Fast & painless reading

OCR for textual content

DIA for improved human reading (e.g. format preservation)

Characterization of the document (age, source, etc)

To these ends, methods have been developed for contrast and sharpness enhancement, rectification (including skew and shear correction), superresolution, and shape reconstruction.

Rectification

The DIA community has developed many algorithms for accurately correcting skew, shear, and other geometric deformations in document images. It is interesting how inconsistently these have been applied to document images provided by DL's.  Although, uncorrected they are easily detectable by eye and cause some users to complain, they do not affect legibility and reading comfort except in extreme cases (for example more than 3 degrees of skew). However, not all DIA toolkits that may later be run on these images will perform equally well, so it could be a significant contribution to rectify all document images before posting them on DL's. It is also possible — although it is seldom discussed in the DIA literature — to “recenter” text blocks automatically within a standard page area in a consistent manner. Again, it is not clear that this, although a clear improvement in aesthetics, matters much to either human or machine reading.

Analysis of Content

The analysis and recognition of the content of document images requires, of course, the full range of DIA R&D achievements: page layout analysis, text/non-text separation, printed/handwritten separation, text recognition, labeling of text blocks by function, automatic indexing and linking, table and graphics recognition, etc. Most of the DIA literature is devoted to these topics so I will not attempt a thorough survey in this short space.

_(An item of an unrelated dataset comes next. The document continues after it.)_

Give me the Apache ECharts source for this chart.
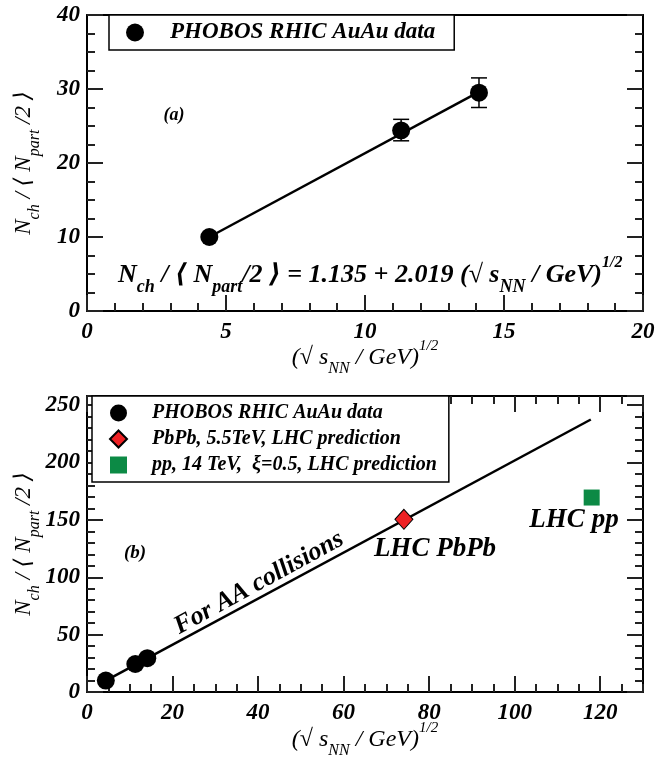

However, it should be noted that images found in DL's, since they represent many nations, cultures, and historical periods, tend to pose particularly severe challenges to today’s DIA methods, which are not robust in the face of multilingual text and non-Western scripts, obsolete typefaces, old-fashioned page layouts, and low or variable image quality.

Accurate Transcriptions of Text

The central classical task of DIA research has been, for decades, to extract a full and perfect transcription of the textual content of document images. Although perfect transcriptions have been known to result, no existing OCR technology, whether experimental or commercially available, can guarantee high accuracy across the full range of document images of interest to users. Even worse, it is rarely possible to predict how badly an OCR system will fail on a given document.

Determining Reading Order of Sections

Determining the reading order among blocks of text is, of course, a DIA capability critically important for DL's; it would allow more fully automatic navigation through images of text. This, however, remains an open problem in general, in that a significant residue of cases cannot be ambiguities through physical layout analysis alone, but seem to require linguistic or even semantic analysis.

However, the number of ambiguous cases on one page is often small and might be made manageable in practice by a judiciously designed interactive GUI presenting ambiguities in a way that invites easy selection (or even correction). Such capabilities exist in specialized high-throughput scan-and conversion service bureaus, but are not now available to the users of any DL, allowing them to correct reading order and so improve their own navigation.